• _What the exercise asks_: Leave out every picture, and retype exactly the lines from the line with "Write a LaTeX" through the line with "(9,10) rectangle (1089,641);", both ends included.

A run of records
***

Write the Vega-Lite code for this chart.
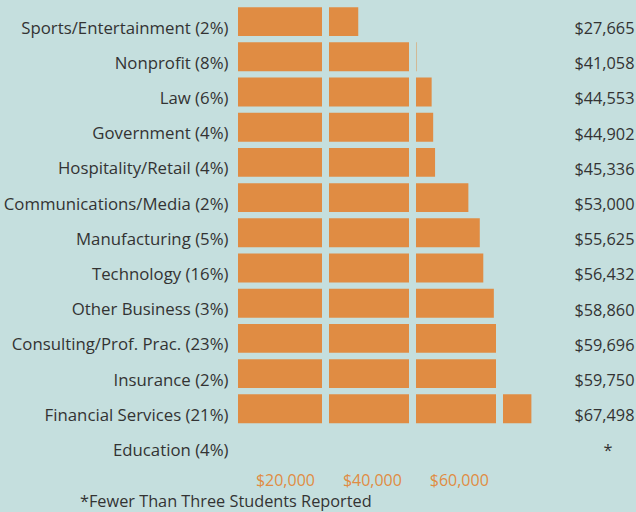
{
  "$schema": "https://vega.github.io/schema/vega-lite/v6.json",
  "width": 326,
  "height": 457.6,
  "autosize": {"type": "none"},
  "padding": {"left": 238, "top": 4, "right": 72, "bottom": 50},
  "background": "#c5dfde",
  "config": {"view": {"stroke": null}, "font": "Open Sans"},
  "title": {
    "text": "*Fewer Than Three Students Reported",
    "orient": "bottom",
    "anchor": "start",
    "frame": "group",
    "dx": -158,
    "offset": 5,
    "fontSize": 16.3,
    "fontWeight": "normal",
    "color": "#333333"
  },
  "data": {
    "values": [
      {"industry": "Sports/Entertainment (2%)", "salary": 27665, "valueLabel": "$27,665"},
      {"industry": "Nonprofit (8%)", "salary": 41058, "valueLabel": "$41,058"},
      {"industry": "Law (6%)", "salary": 44553, "valueLabel": "$44,553"},
      {"industry": "Government (4%)", "salary": 44902, "valueLabel": "$44,902"},
      {"industry": "Hospitality/Retail (4%)", "salary": 45336, "valueLabel": "$45,336"},
      {"industry": "Communications/Media (2%)", "salary": 53000, "valueLabel": "$53,000"},
      {"industry": "Manufacturing (5%)", "salary": 55625, "valueLabel": "$55,625"},
      {"industry": "Technology (16%)", "salary": 56432, "valueLabel": "$56,432"},
      {"industry": "Other Business (3%)", "salary": 58860, "valueLabel": "$58,860"},
      {"industry": "Consulting/Prof. Prac. (23%)", "salary": 59696, "valueLabel": "$59,696"},
      {"industry": "Insurance (2%)", "salary": 59750, "valueLabel": "$59,750"},
      {"industry": "Financial Services (21%)", "salary": 67498, "valueLabel": "$67,498"},
      {"industry": "Education (4%)", "salary": null, "valueLabel": "*"}
    ]
  },
  "layer": [
    {
      "mark": {"type": "bar", "color": "#e08c43"},
      "encoding": {
        "y": {
          "field": "industry",
          "type": "nominal",
          "sort": null,
          "scale": {
            "domain": ["Sports/Entertainment (2%)", "Nonprofit (8%)", "Law (6%)", "Government (4%)", "Hospitality/Retail (4%)", "Communications/Media (2%)", "Manufacturing (5%)", "Technology (16%)", "Other Business (3%)", "Consulting/Prof. Prac. (23%)", "Insurance (2%)", "Financial Services (21%)", "Education (4%)"],
            "paddingInner": 0.18,
            "paddingOuter": 0.09
          },
          "axis": {
            "title": null,
            "domain": false,
            "ticks": false,
            "labelPadding": 10,
            "labelFontSize": 16.8,
            "labelColor": "#333333",
            "labelOffset": 7,
            "labelLimit": 300
          }
        },
        "x": {
          "field": "salary",
          "type": "quantitative",
          "scale": {"domain": [0, 75000]},
          "axis": {
            "title": null,
            "values": [20000, 40000, 60000],
            "format": "$,.0f",
            "grid": true,
            "gridColor": "#c5dfde",
            "gridWidth": 7,
            "zindex": 1,
            "domain": false,
            "ticks": false,
            "labelColor": "#e08c43",
            "labelFontSize": 16,
            "labelOffset": -40,
            "labelPadding": 11
          }
        }
      }
    },
    {
      "mark": {"type": "text", "text": ""},
      "encoding": {
        "y": {
          "field": "valueLabel",
          "type": "nominal",
          "sort": null,
          "scale": {"paddingInner": 0.18, "paddingOuter": 0.09},
          "axis": {
            "orient": "right",
            "title": null,
            "domain": false,
            "ticks": false,
            "labelAlign": "right",
            "labelPadding": {"condition": {"test": "datum.label == '*'", "value": 48}, "value": 70},
            "labelFontSize": 16.3,
            "labelColor": "#333333",
            "labelOffset": 7
          }
        }
      }
    }
  ],
  "resolve": {"scale": {"y": "independent"}}
}
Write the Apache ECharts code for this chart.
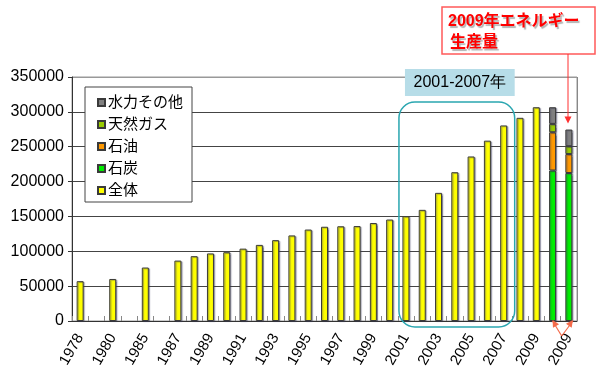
<!DOCTYPE html>
<html><head><meta charset="utf-8">
<script src="https://cdn.jsdelivr.net/npm/echarts@6/dist/echarts.min.js"></script>
<style>html,body{margin:0;padding:0;background:#fff}#c{width:600px;height:373px}</style>
</head><body><div id="c"></div>
<script>
// Categories (blank entries are spacer slots in the original chart)
const categories = ['1978','','1980','','1985','','1987','1988','1989','1990','1991','1992','1993','1994','1995','1996','1997','1998','1999','2000','2001','2002','2003','2004','2005','2006','2007','2008','2009','2009','2009'];
// 全体 (total) values, one per yearly slot
const totalValues = [57144,null,60275,null,76682,null,86632,92997,96934,98703,103783,109170,115993,122737,131176,135192,135909,136184,140569,145531,150406,159431,183792,213456,235997,258676,280508,291448,306647];
// 2009 breakdown bars (first: total 2009, second: 2009 energy production)
const coalValues  = [215879, 212280];
const oilValues   = [54890, 27187];
const gasValues   = [11959, 11259];
const hydroValues = [23919, 23892];
const yTicks = [0, 50000, 100000, 150000, 200000, 250000, 300000, 350000];

const nYear = totalValues.length;
const pad = (arr) => Array(nYear).fill(null).concat(arr);
const totalFull = totalValues.concat([null, null]);

const FONT = "'Liberation Sans', Arial, 'Noto Sans CJK JP', sans-serif";
const border = { borderColor: '#3a3a3a', borderWidth: 1, shadowColor: 'rgba(60,60,90,0.45)', shadowOffsetX: 1.2, shadowOffsetY: 0.8, shadowBlur: 1 };

const chart = echarts.init(document.getElementById('c'), null, { renderer: 'canvas' });
const option = {
  animation: false,
  backgroundColor: '#fff',
  textStyle: { fontFamily: FONT },
  grid: { left: 72, right: 23, top: 77, bottom: 52, containLabel: false, outerBoundsMode: 'none',
          show: true, borderColor: '#999', borderWidth: 1, backgroundColor: 'transparent' },
  legend: {
    orient: 'vertical', left: 85, top: 87,
    data: ['水力その他', '天然ガス', '石油', '石炭', '全体'],
    icon: 'rect', itemWidth: 7, itemHeight: 7, itemGap: 7,
    padding: [8, 9, 4, 12],
    backgroundColor: '#fff', borderColor: '#444', borderWidth: 1,
    textStyle: { fontSize: 15, color: '#000', fontFamily: FONT, padding: [0, 0, 0, -2] },
    selectedMode: false
  },
  xAxis: {
    type: 'category', data: categories, boundaryGap: true,
    axisLine: { show: true, lineStyle: { color: '#333', width: 1 } },
    axisTick: { show: true, inside: true, length: 5, interval: 0, lineStyle: { color: '#888' } },
    axisLabel: { interval: 1, rotate: 60, fontSize: 15, color: '#000', margin: 14, fontFamily: FONT },
    splitLine: { show: true, interval: (i) => i === nYear, lineStyle: { color: '#888', width: 1 } }
  },
  yAxis: {
    type: 'value', min: 0, max: 350000, interval: 50000,
    axisLine: { show: true, lineStyle: { color: '#333', width: 1 } },
    axisTick: { show: true, length: 4, lineStyle: { color: '#333' } },
    axisLabel: { fontSize: 16, color: '#000', margin: 8, fontFamily: FONT,
                 formatter: (v) => String(yTicks.find(t => t === v) ?? v) },
    splitLine: { show: true, lineStyle: { color: ['#444','#444','#444','#444','#444','#444','#444','#999'], width: 1 } }
  },
  series: [
    { name: '全体', type: 'bar', data: totalFull, barWidth: 7, barGap: '-100%',
      itemStyle: Object.assign({ color: '#ffff00' }, border) },
    { name: '石炭', type: 'bar', stack: 'mix', data: pad(coalValues), barWidth: 7,
      itemStyle: Object.assign({ color: '#00ee00' }, border) },
    { name: '石油', type: 'bar', stack: 'mix', data: pad(oilValues), barWidth: 7,
      itemStyle: Object.assign({ color: '#ff9900' }, border) },
    { name: '天然ガス', type: 'bar', stack: 'mix', data: pad(gasValues), barWidth: 7,
      itemStyle: Object.assign({ color: '#99cc00' }, border) },
    { name: '水力その他', type: 'bar', stack: 'mix', data: pad(hydroValues), barWidth: 7,
      itemStyle: Object.assign({ color: '#808080' }, border) }
  ]
};
chart.setOption(option);

// Annotations anchored to axis positions
const px = (i, v) => chart.convertToPixel({ gridIndex: 0 }, [i, v]);
const i2001 = categories.indexOf('2001');
const i2007 = categories.indexOf('2007');
const a = px(i2001, 314000), b = px(i2007, 0);
const rectL = a[0] - 7, rectR = b[0] + 11, rectT = a[1], rectB = b[1] + 6;
const s1 = px(nYear, 0), s2 = px(nYear + 1, 0);
const topS2 = px(nYear + 1, coalValues[1] + oilValues[1] + gasValues[1] + hydroValues[1]);
const apexX = (s1[0] + s2[0]) / 2 + 1, apexY = s1[1] + 15;

function arrowHead(x1, y1, x2, y2, size, color) {
  const ang = Math.atan2(y2 - y1, x2 - x1);
  const w = size * 0.5;
  const bx = x2 - size * Math.cos(ang), by = y2 - size * Math.sin(ang);
  return { type: 'polygon', shape: { points: [[x2, y2],
      [bx + w * Math.sin(ang), by - w * Math.cos(ang)],
      [bx - w * Math.sin(ang), by + w * Math.cos(ang)]] },
    style: { fill: color }, z: 100 };
}

const orange = '#f46a4a';
chart.setOption({
  graphic: [
    { type: 'rect', shape: { x: rectL, y: rectT, width: rectR - rectL, height: rectB - rectT, r: 16 },
      style: { fill: 'none', stroke: '#2aa6b0', lineWidth: 1.5 }, z: 90 },
    { type: 'rect', shape: { x: rectL + 6, y: 69, width: rectR - rectL - 6, height: 27 },
      style: { fill: '#b7dde8' }, z: 91 },
    { type: 'text', x: (rectL + 6 + rectR) / 2, y: 82.5,
      style: { text: '2001-2007年', fontSize: 16, fill: '#000', font: "16px " + FONT, align: 'center', verticalAlign: 'middle' }, z: 92 },
    { type: 'rect', shape: { x: 442, y: 7, width: 153, height: 47 },
      style: { fill: '#fff', stroke: '#ff5a5a', lineWidth: 1.5 }, z: 93 },
    { type: 'text', x: 448, y: 22,
      style: { text: '2009年エネルギー', font: "bold 16px " + FONT, fill: '#ff0000', verticalAlign: 'middle',
               textShadowColor: 'rgba(0,0,0,0.3)', textShadowOffsetX: 1.5, textShadowOffsetY: 1.5, textShadowBlur: 1 }, z: 94 },
    { type: 'text', x: 450, y: 43,
      style: { text: '生産量', font: "bold 16px " + FONT, fill: '#ff0000', verticalAlign: 'middle',
               textShadowColor: 'rgba(0,0,0,0.3)', textShadowOffsetX: 1.5, textShadowOffsetY: 1.5, textShadowBlur: 1 }, z: 94 },
    { type: 'line', shape: { x1: 568, y1: 54, x2: 568, y2: topS2[1] - 10 },
      style: { stroke: '#ff3030', lineWidth: 1 }, z: 95 },
    arrowHead(568, 54, 568, topS2[1] - 6, 7, '#ff3030'),
    { type: 'line', shape: { x1: apexX, y1: apexY, x2: s1[0], y2: s1[1] },
      style: { stroke: orange, lineWidth: 1.2 }, z: 95 },
    { type: 'line', shape: { x1: apexX, y1: apexY, x2: s2[0] + 4, y2: s2[1] },
      style: { stroke: orange, lineWidth: 1.2 }, z: 95 },
    arrowHead(apexX, apexY, s1[0], s1[1] - 1, 7, orange),
    arrowHead(apexX, apexY, s2[0] + 4, s2[1] - 1, 7, orange)
  ]
});
</script>
</body></html>
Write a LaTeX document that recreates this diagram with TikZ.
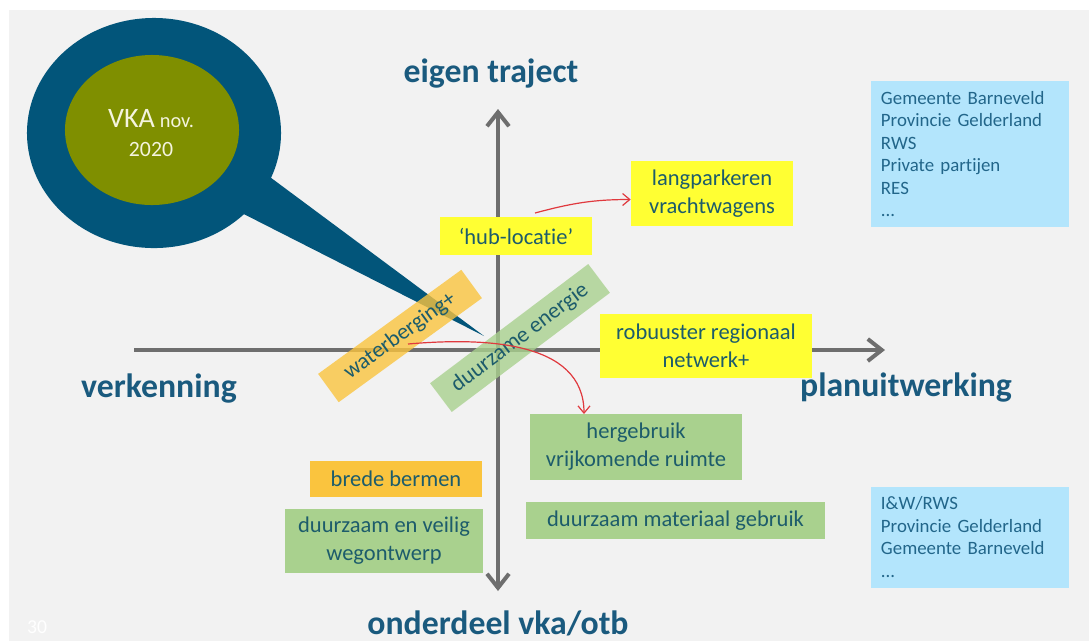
\documentclass[tikz,border=0pt]{standalone}
\usepackage{fontspec}
\setmainfont{Carlito}[Ligatures=NoCommon]
\usepackage{tikz}
\usetikzlibrary{positioning,arrows.meta,shapes.geometric}
\definecolor{slidebg}{HTML}{F2F2F2}
\definecolor{vkablue}{HTML}{02557A}
\definecolor{vkagreen}{HTML}{7F8F00}
\definecolor{vkacream}{HTML}{F4F4DE}
\definecolor{axisgray}{HTML}{6E6E6E}
\definecolor{labelblue}{HTML}{1A5A7E}
\definecolor{boxtext}{HTML}{1D5C6B}
\definecolor{partytext}{HTML}{22668A}
\definecolor{hlyellow}{HTML}{FFFF33}
\definecolor{hlorange}{HTML}{FAC43E}
\definecolor{hlgreen}{HTML}{A9D18E}
\definecolor{hlblue}{HTML}{B3E5FC}
\definecolor{linkred}{HTML}{E0393E}
\tikzset{%
  axis/.style={%
    draw=axisgray,
    line width=1mm,
    >={Straight Barb[length=3.5mm,width=5.5mm]}
  },
  axislabel/.style={%
    text=labelblue,
    font=\fontsize{24}{28}\selectfont\bfseries
  },
  card/.style={%
    rectangle,
    inner sep=0pt,
    align=center,
    text=boxtext,
    font=\fontsize{16}{20}\selectfont
  },
  party/.style={%
    rectangle,
    fill=hlblue,
    inner xsep=0.25cm,
    inner ysep=0pt,
    text width=4.45cm,
    align=left,
    text=partytext,
    font=\fontsize{13.4}{16}\selectfont
  },
  ptr/.style={%
    -{Straight Barb[length=1.8mm,width=3mm]},
    draw=linkred,
    line width=0.3mm
  }
}

\begin{document}
\begin{tikzpicture}[x=0.025cm,y=-0.025cm]
    \useasboundingbox (0,0) rectangle (1089,641);
    \fill[white] (0,0) rectangle (1089,641);
    \fill[slidebg] (9,10) rectangle (1089,641);

    % speech bubble
    \node[ellipse,fill=vkablue,minimum width=6.35cm,minimum height=5.75cm] (bubble) at (154,133) {};
    \coordinate (tip) at (484,336);
    \fill[vkablue] (bubble.-21) -- (tip) -- (bubble.-42) -- (bubble.center) -- cycle;
    \node[ellipse,fill=vkagreen,minimum width=4.35cm,minimum height=3.75cm] (core) at (152,130) {};
    \node[text=vkacream,align=center,font=\fontsize{15.5}{21}\selectfont] (vka) at (151,133)
      {{\fontsize{20}{21}\selectfont VKA} {\fontsize{14.5}{21}\selectfont nov.}\\2020};

    \coordinate (xmin) at (134,350);
    \coordinate (xmax) at (885,350);
    \coordinate (ymax) at (498,109);
    \coordinate (ymin) at (498,591);
    \draw[axis,->] (xmin) -- (xmax);
    \draw[axis,<->] (ymin) -- (ymax);

    \node[card,fill=hlyellow,minimum width=3.8cm,minimum height=0.95cm] (hub) at (516,236) {‘hub-locatie’};
    \node[card,fill=hlyellow,minimum width=4.05cm,minimum height=1.625cm] (lang) at (712,193.5) {langparkeren\\vrachtwagens};
    \node[card,fill=hlyellow,minimum width=5.3cm,minimum height=1.6cm] (robust) at (706,346) {robuuster regionaal\\netwerk+};
    \node[card,fill=hlgreen,minimum width=5.3cm,minimum height=1.65cm] (reuse) at (636,447) {hergebruik\\vrijkomende ruimte};
    \node[card,fill=hlorange,minimum width=4.3cm,minimum height=0.9cm] (verge) at (396,479) {brede bermen};
    \node[card,fill=hlgreen,minimum width=4.95cm,minimum height=1.6cm] (design) at (384,541) {duurzaam en veilig\\wegontwerp};
    \node[card,fill=hlgreen,minimum width=7.475cm,minimum height=0.925cm] (material) at (675.5,520.5) {duurzaam materiaal gebruik};

    \node[card,fill=hlorange,fill opacity=0.8,text opacity=1,rotate=36,minimum width=4.425cm,minimum height=0.875cm] (water) at (400,336) {waterberging+};
    \node[card,fill=hlgreen,fill opacity=0.8,text opacity=1,rotate=37,minimum width=4.95cm,minimum height=0.9cm] (energy) at (520,338) {duurzame energie};

    \node[party,minimum height=3.65cm] (ownparties) at (970,154)
      {Gemeente Barneveld\\Provincie Gelderland\\RWS\\Private partijen\\RES\\...};
    \node[party,minimum height=2.525cm] (vkaparties) at (970,537)
      {I\&W/RWS\\Provincie Gelderland\\Gemeente Barneveld\\...};

    \coordinate (hubout) at (535,213);
    \draw[ptr] (hubout) to[out=15,in=180] ([yshift=-0.15cm]lang.west);
    \coordinate (waterout) at (408,344);
    \coordinate (reusein) at (584,414);
    \draw[ptr] (waterout) to[out=5,in=90] (reusein);

    \node[axislabel,anchor=base] (own) at (491,82) {eigen traject};
    \node[axislabel,anchor=base] (part) at (498,634) {onderdeel vka/otb};
    \node[axislabel,anchor=base] (explore) at (159,397) {verkenning};
    \node[axislabel,anchor=base] (plan) at (906,396) {planuitwerking};
    \node[text=white,font=\fontsize{14}{16}\selectfont] (page) at (37,627) {30};
\end{tikzpicture}
\end{document}
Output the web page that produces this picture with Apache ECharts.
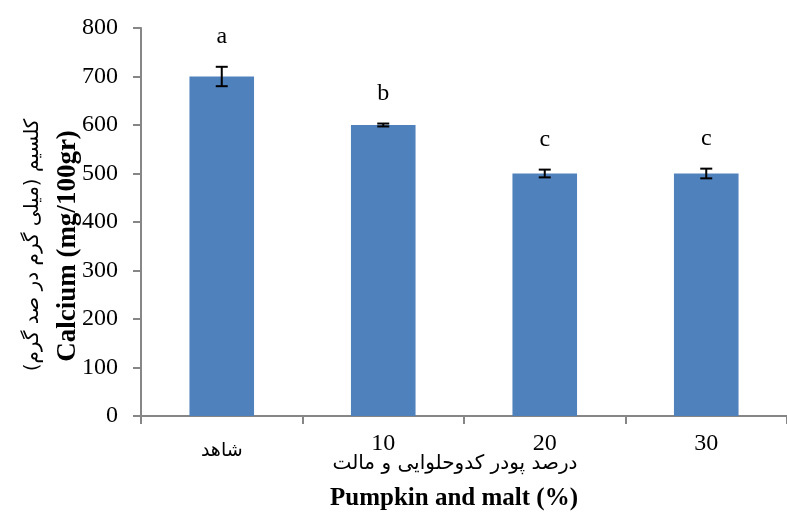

***

• _Response to the exercise_:
Write a LaTeX document that recreates this diagram with TikZ.
\documentclass[tikz,border=0pt]{standalone}
\usepackage{fontspec}
\setmainfont{Carlito}[Ligatures=NoCommon]
\usepackage{tikz}
\usetikzlibrary{positioning,arrows.meta,shapes.geometric}
\definecolor{slidebg}{HTML}{F2F2F2}
\definecolor{vkablue}{HTML}{02557A}
\definecolor{vkagreen}{HTML}{7F8F00}
\definecolor{vkacream}{HTML}{F4F4DE}
\definecolor{axisgray}{HTML}{6E6E6E}
\definecolor{labelblue}{HTML}{1A5A7E}
\definecolor{boxtext}{HTML}{1D5C6B}
\definecolor{partytext}{HTML}{22668A}
\definecolor{hlyellow}{HTML}{FFFF33}
\definecolor{hlorange}{HTML}{FAC43E}
\definecolor{hlgreen}{HTML}{A9D18E}
\definecolor{hlblue}{HTML}{B3E5FC}
\definecolor{linkred}{HTML}{E0393E}
\tikzset{%
  axis/.style={%
    draw=axisgray,
    line width=1mm,
    >={Straight Barb[length=3.5mm,width=5.5mm]}
  },
  axislabel/.style={%
    text=labelblue,
    font=\fontsize{24}{28}\selectfont\bfseries
  },
  card/.style={%
    rectangle,
    inner sep=0pt,
    align=center,
    text=boxtext,
    font=\fontsize{16}{20}\selectfont
  },
  party/.style={%
    rectangle,
    fill=hlblue,
    inner xsep=0.25cm,
    inner ysep=0pt,
    text width=4.45cm,
    align=left,
    text=partytext,
    font=\fontsize{13.4}{16}\selectfont
  },
  ptr/.style={%
    -{Straight Barb[length=1.8mm,width=3mm]},
    draw=linkred,
    line width=0.3mm
  }
}

\begin{document}
\begin{tikzpicture}[x=0.025cm,y=-0.025cm]
    \useasboundingbox (0,0) rectangle (1089,641);
    \fill[white] (0,0) rectangle (1089,641);
    \fill[slidebg] (9,10) rectangle (1089,641);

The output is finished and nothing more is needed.